One of the most valuable types of volcanoes that we have as volcanologists are those that host lava lakes, they’re very rare. They come and go through geological time, and there are currently only nine worldwide. We see them as our natural laboratories. It’s like taking the lid off the top of a volcano. Lava lakes enable us to look inside, and then relate measurements we can make, such as the amount and chemistry of volcanic gases being released and the earthquake activity, directly to observations of how the magma is behaving. This is crucial information as at most volcanoes we cannot do that. We rely entirely on interpreting what we can measure at the surface to the processes that might be happening in the volcano deep below. At open vent volcanoes, we can actually see the relationship. So many of the greatest advances in our science have come from observations at lava lake volcanoes.” - Dr Nicholson explained.

When the team at National Geographic learned of Dr Nicholson’s first attempt at scaling Mount Michael, they were keen to help her achieve her goals on a new expedition. They talked for several months to discuss what their joint goals would be for a new expedition, and the idea successfully passed through the approval processes of the National Geographic team. At this point, Dr Nicholson contacted UCL Consultants for support. 

It was particularly important for Dr Nicholson to maximise the opportunity to achieve several key science goals on the expedition. The first was confirming the presence of a lava lake, which the team managed to do. Dr Nicholson and her team also wanted to install a seismometer to measure earthquake activity on the island. The team successfully did this, making this the first seismometer installed on land in the whole of the South Sandwich Islands. They collected water and snow samples from across Saunders Island, to understand more about how the volcano affects the hydrological cycle. Communities near volcanoes across the world collect rainwater for drinking, and so this information can help us understand how volcanic emissions over long periods of time affect how safe the water is to drink. The team also took chemical measurements of the gases being constantly released from the volcano, enabling them to understand more about the structure of the magma system beneath the volcano.

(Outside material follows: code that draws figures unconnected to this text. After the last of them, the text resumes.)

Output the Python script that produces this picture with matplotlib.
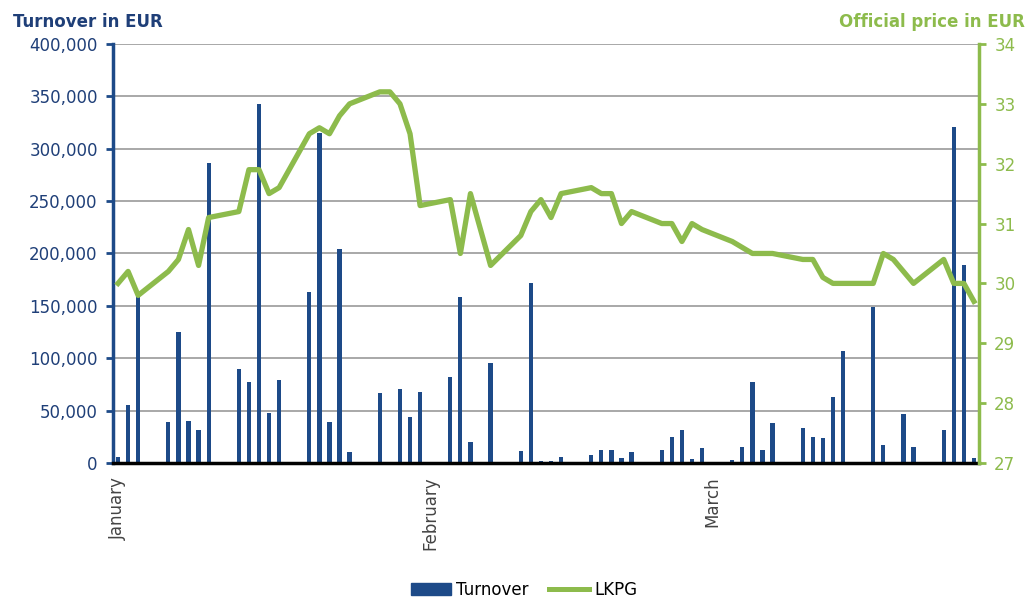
import matplotlib
matplotlib.use("Agg")
import matplotlib.pyplot as plt
from matplotlib.patches import Patch
from matplotlib.lines import Line2D
from matplotlib.ticker import FuncFormatter

# days counted from 1 January
bar_days = [0, 1, 2, 5, 6, 7, 8, 9, 12, 13, 14, 15, 16, 19, 20, 21, 22, 23,
            26, 28, 29, 30, 33, 34, 35, 37, 40, 41, 42, 43, 44, 47, 48, 49, 50, 51,
            54, 55, 56, 57, 58, 61, 62, 63, 64, 65, 68, 69, 70, 71, 72,
            75, 76, 78, 79, 82, 83, 84, 85]
turnover = [6000, 55000, 159000, 39500, 125000, 40000, 31500, 286000, 90000, 77000,
            343000, 47400, 79000, 163500, 315000, 39400, 204000, 10800,
            66500, 70600, 44200, 68100, 81800, 158800, 20400, 95200,
            11800, 172100, 2200, 2200, 5400, 7600, 12400, 12400, 4500, 10800,
            12400, 24500, 31500, 3800, 14600, 2900, 15600, 77000, 12400, 37900,
            33100, 25100, 23600, 62700, 107200, 148600, 17200, 46500, 15600,
            31500, 321000, 189000, 4500]

price_days = [0, 1, 2, 5, 6, 7, 8, 9, 12, 13, 14, 15, 16, 19, 20, 21, 22, 23,
              26, 27, 28, 29, 30, 33, 34, 35, 37, 40, 41, 42, 43, 44, 47, 48, 49, 50, 51,
              54, 55, 56, 57, 58, 61, 62, 63, 64, 65, 68, 69, 70, 71, 72,
              75, 76, 77, 79, 82, 83, 84, 85]
price = [30.0, 30.2, 29.8, 30.2, 30.4, 30.9, 30.3, 31.1, 31.2, 31.9, 31.9, 31.5, 31.6,
         32.5, 32.6, 32.5, 32.8, 33.0, 33.2, 33.2, 33.0, 32.5, 31.3, 31.4, 30.5, 31.5,
         30.3, 30.8, 31.2, 31.4, 31.1, 31.5, 31.6, 31.5, 31.5, 31.0, 31.2,
         31.0, 31.0, 30.7, 31.0, 30.9, 30.7, 30.6, 30.5, 30.5, 30.5,
         30.4, 30.4, 30.1, 30.0, 30.0, 30.0, 30.5, 30.4, 30.0, 30.4, 30.0, 30.0, 29.7]

month_pos = [0, 31, 59]
month_labels = ["January", "February", "March"]

blue = "#1d4a88"
dark_blue = "#1f3f78"
green = "#8dbb4c"

fig = plt.figure(figsize=(10.28, 6.03), dpi=100)
ax = fig.add_axes([0.1099, 0.2322, 0.8424, 0.6949])
ax2 = ax.twinx()

ax.set_axisbelow(True)
ax.yaxis.grid(True, color="#9a9a9a", linewidth=1.2)
ax.bar(bar_days, turnover, width=0.42, color=blue, zorder=2)
ax2.plot(price_days, price, color=green, linewidth=3.8, solid_joinstyle="round")

ax.set_xlim(-0.5, 85.5)
ax.set_ylim(0, 400000)
ax2.set_ylim(27, 34)

ax.set_yticks(range(0, 400001, 50000))
ax.yaxis.set_major_formatter(FuncFormatter(lambda v, p: f"{int(v):,}"))
ax.tick_params(axis="y", colors=blue, labelcolor=dark_blue, labelsize=12,
               length=5, width=2, direction="out", pad=6)
ax2.set_yticks(range(27, 35))
ax2.tick_params(axis="y", colors=green, labelcolor=green, labelsize=12,
                length=5, width=2, direction="out", pad=6)

ax.set_xticks(month_pos)
ax.set_xticklabels(month_labels, rotation=90, va="top", ha="center",
                   color="#444444", fontsize=12)
ax.tick_params(axis="x", length=0, pad=10)

for a in (ax, ax2):
    a.spines["top"].set_visible(False)
ax.spines["left"].set_color(blue)
ax.spines["left"].set_linewidth(2.5)
ax.spines["right"].set_visible(False)
ax.spines["bottom"].set_color("black")
ax.spines["bottom"].set_linewidth(2.5)
ax2.spines["right"].set_color(green)
ax2.spines["right"].set_linewidth(2.5)
ax2.spines["left"].set_visible(False)
ax2.spines["bottom"].set_visible(False)

fig.text(0.0126, 0.955, "Turnover in EUR", color=dark_blue, fontsize=12,
         fontweight="bold", ha="left", va="baseline")
fig.text(0.997, 0.955, "Official price in EUR", color=green, fontsize=12,
         fontweight="bold", ha="right", va="baseline")

handles = [Patch(color=blue, label="Turnover"),
           Line2D([0], [0], color=green, linewidth=3.6, label="LKPG")]
fig.legend(handles=handles, loc="center", bbox_to_anchor=(0.51, 0.022), ncol=2,
           frameon=False, fontsize=12, handlelength=2.4, columnspacing=1.2,
           handletextpad=0.3)

fig.savefig("out.png", dpi=100)
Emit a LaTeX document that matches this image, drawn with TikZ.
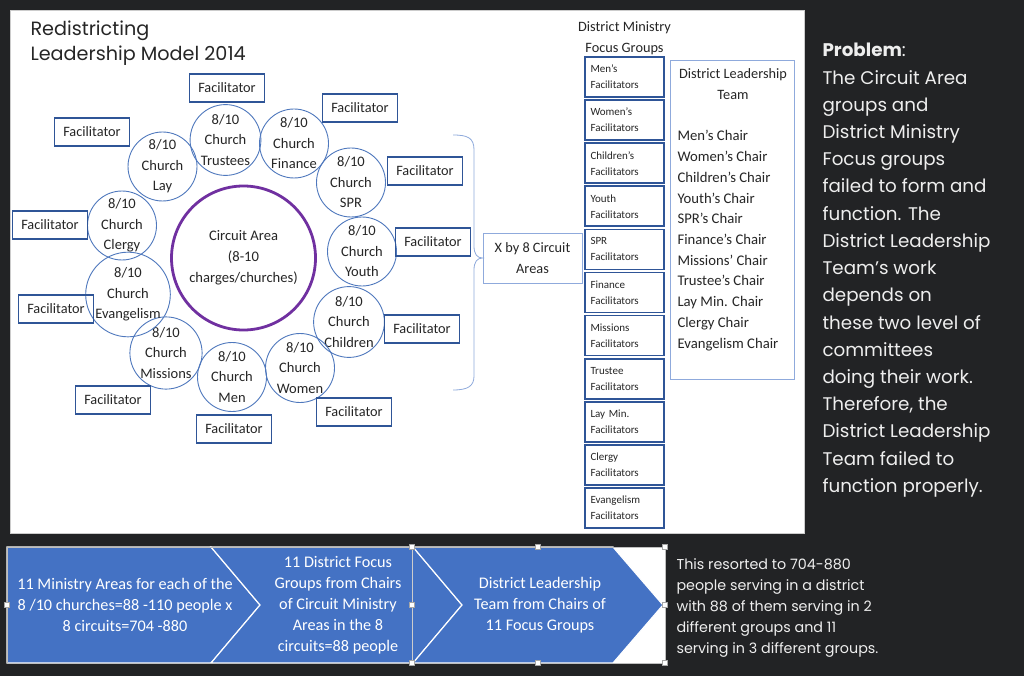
\documentclass[tikz,border=0pt]{standalone}
\usepackage{fontspec}
\setmainfont{Carlito}
\newfontfamily\gothic{Poppins}
\usetikzlibrary{calc}
\definecolor{slate}{HTML}{222325}
\definecolor{ink}{HTML}{262626}
\definecolor{ring}{HTML}{4F78BD}
\definecolor{frame}{HTML}{2F5597}
\definecolor{pale}{HTML}{8FAADC}
\definecolor{plum}{HTML}{7030A0}
\definecolor{chev}{HTML}{4472C4}
\definecolor{chalk}{HTML}{EEEEEE}

\begin{document}
\begin{tikzpicture}[
    x=1pt, y=-1pt,
    church/.style={circle, draw=ring, line width=0.9pt, minimum size=69pt, inner sep=0pt,
                   font=\fontsize{14.5}{20.5}\selectfont, text=ink, align=center},
    circuit/.style={circle, draw=plum, line width=2.8pt, minimum size=144pt, inner sep=0pt,
                    font=\fontsize{14.6}{21}\selectfont, text=ink, align=center},
    facil/.style={draw=frame, line width=1.6pt, minimum width=75pt, minimum height=28pt,
                  inner sep=0pt, font=\fontsize{14.3}{17}\selectfont, text=ink},
    focus/.style={draw=frame, line width=1.6pt, minimum width=79pt, minimum height=40pt,
                  inner sep=0pt, text width=68pt, align=left,
                  font=\fontsize{11}{16}\selectfont, text=ink},
    thinbox/.style={draw=pale, line width=0.8pt, inner sep=0pt},
    plain/.style={font=\fontsize{14.3}{20.5}\selectfont, text=ink, align=center},
    chevtext/.style={font=\fontsize{16.2}{21}\selectfont, text=white, align=center},
    slide/.style={font=\gothic\fontsize{18.3}{27}\selectfont, text=chalk, anchor=base west},
    note/.style={font=\gothic\fontsize{14.3}{21}\selectfont, text=chalk, anchor=base west},
    handle/.style={fill=white, draw=gray!70, line width=0.5pt},
  ]

  % dark slide and white panel
  \fill[slate] (0,0) rectangle (1024,676);
  \useasboundingbox (0,0) rectangle (1024,676);
  \filldraw[fill=white, draw=gray!40] (10,10) rectangle (804,533);

  % title
  \node[anchor=north west, font=\gothic\fontsize{19.2}{25}\selectfont, text=ink, align=left]
    (title) at (27,17) {Redistricting\\Leadership Model 2014};

  % circuit area with its churches
  \node[circuit] (circuit) at (243.5,258) {Circuit Area\\(8-10\\charges/churches)};
  \foreach \name/\cx/\cy/\role in {trustees/225.5/140/Trustees, finance/294/143.5/Finance,
      spr/351/182.5/SPR, youth/362/251.5/Youth, children/349/322/Children,
      women/300/368/Women, men/232/377/Men, missions/166/353/Missions,
      evangelism/128/294.5/Evangelism, clergy/122/225.5/Clergy, lay/162.5/166.5/Lay}
    \node[church] (c-\name) at (\cx,\cy) {8/10\\Church\\\role};

  % facilitators round the ring
  \foreach \name/\fx/\fy in {trustees/227/88, finance/360/108, spr/425/171, youth/433/242,
      children/422/329, women/354/412, men/234/429, missions/113/400,
      evangelism/56/309, clergy/50/225, lay/92/132}
    \node[facil] (f-\name) at (\fx,\fy) {Facilitator};

  % X by 8 and its brace
  \node[thinbox, minimum width=99pt, minimum height=50pt, plain] (xby) at (532.5,258)
    {X by 8 Circuit\\Areas};
  \draw[pale, line width=0.8pt]
    (453,135) .. controls (468,135) and (474,138) .. (474,150) -- (474,246)
    .. controls (474,254) and (477,258) .. (xby.west)
    .. controls (477,258) and (474,262) .. (474,270) -- (474,376)
    .. controls (474,386) and (468,390) .. (453,390);

  % district ministry focus groups
  \node[plain] (dmfg) at (624.5,38) {District Ministry\\Focus Groups};
  \foreach \grp [count=\i] in {Men’s, Women’s, Children’s, Youth, SPR, Finance, Missions,
      Trustee, Lay Min., Clergy, Evangelism}
    \node[focus] (g\i) at (624.5, {77 + 43.1*(\i-1)}) {\grp\\Facilitators};

  % district leadership team
  \node[thinbox, minimum width=124pt, minimum height=319pt] (dlt) at (732,219.5) {};
  \node[plain] (dlt-head) at (733,84) {District Leadership\\Team};
  \foreach \chair [count=\i] in {Men’s Chair, Women’s Chair, Children’s Chair, Youth’s Chair,
      SPR’s Chair, Finance’s Chair, Missions’ Chair, Trustee’s Chair, Lay Min. Chair,
      Clergy Chair, Evangelism Chair}
    \node[plain, anchor=base west, font=\fontsize{14.7}{20}\selectfont] (chair\i)
      at (674, {141 + 20.7*(\i-1)}) {\chair};

  % problem statement
  \foreach \line [count=\i] in {{\textbf{Problem}:}, The Circuit Area, groups and,
      District Ministry, Focus groups, failed to form and, function. The,
      District Leadership, Team’s work, depends on, these two level of, committees,
      doing their work., {Therefore, the}, District Leadership, Team failed to,
      function properly.}
    \node[slide] (p\i) at (819, {57 + 27.2*(\i-1)}) {\line};

  % chevron process strip
  \fill[white] (7,547) rectangle (665,663);
  \filldraw[fill=chev, draw=white, line width=1.2pt]
    (7,547) -- (211,547) -- (260,605) -- (211,663) -- (7,663) -- cycle;
  \filldraw[fill=chev, draw=white, line width=1.2pt]
    (211,547) -- (413,547) -- (462,605) -- (413,663) -- (211,663) -- (260,605) -- cycle;
  \filldraw[fill=chev, draw=white, line width=1.2pt]
    (413,547) -- (613,547) -- (663,605) -- (613,663) -- (413,663) -- (462,605) -- cycle;
  \draw[gray!50, line width=0.6pt] (7,547) rectangle (665,663);
  \draw[gray!40, line width=0.8pt] (412,547) -- (412,663);
  \foreach \hx/\hy in {7/605, 412/547, 412/605, 412/663, 538/547, 538/663, 665/547,
      665/605, 665/663}
    \filldraw[handle] (\hx-2.5,\hy-2.5) rectangle ++(5,5);

  \node[chevtext] (step1) at (125,605)
    {11 Ministry Areas for each of the\\8 /10 churches=88 -110 people x\\8 circuits=704 -880};
  \node[chevtext] (step2) at (338,605)
    {11 District Focus\\Groups from Chairs\\of Circuit Ministry\\Areas in the 8\\circuits=88 people};
  \node[chevtext] (step3) at (540,605)
    {District Leadership\\Team from Chairs of\\11 Focus Groups};

  % closing remark
  \foreach \line [count=\i] in {This resorted to 704-880, people serving in a district,
      with 88 of them serving in 2, different groups and 11, serving in 3 different groups.}
    \node[note] (n\i) at (673, {569 + 21*(\i-1)}) {\line};

\end{tikzpicture}
\end{document}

“We're thrilled to have had the opportunity to support Dr Emma Nicholson and National Geographic on this fascinating documentary project. When this project came in, it was unlike any we’d previously handled, requiring careful advance consideration of the extreme environment and conditions in which Emma would be working, as well as the exciting but unusual post-expedition engagements, such as international media events and press conferences. Supporting Emma in undertaking this consultancy project was a genuinely rewarding experience; the final expedition documentary is a testament to this extraordinary undertaking by Emma and the team.
This project is a great example of the spectrum of endeavours that UCLC can support; more importantly, we are genuinely proud of being a gateway to a such diverse pool of subject matter experts who can tackle a wide array of challenges, making each project truly unique.” - Janette Junghaus, Senior Consultancy Manager

Reaching a huge audience

The expedition was a resounding success, resulting in the confirmation of a lava lake, plus the collection of a large amount of invaluable data. Dr Nicholson and her team are looking into the environmental effects of the volcano, while the seismometer was able to provide information about the ‘restlessness’ of Mount Michael too. 

Dr Nicholson has also been contacted by teachers from schools in different countries, who have been inspired by the documentary. As a result, she has taken part in Zoom chats with pupils of different age groups, answering their questions and discussing what volcanologists do.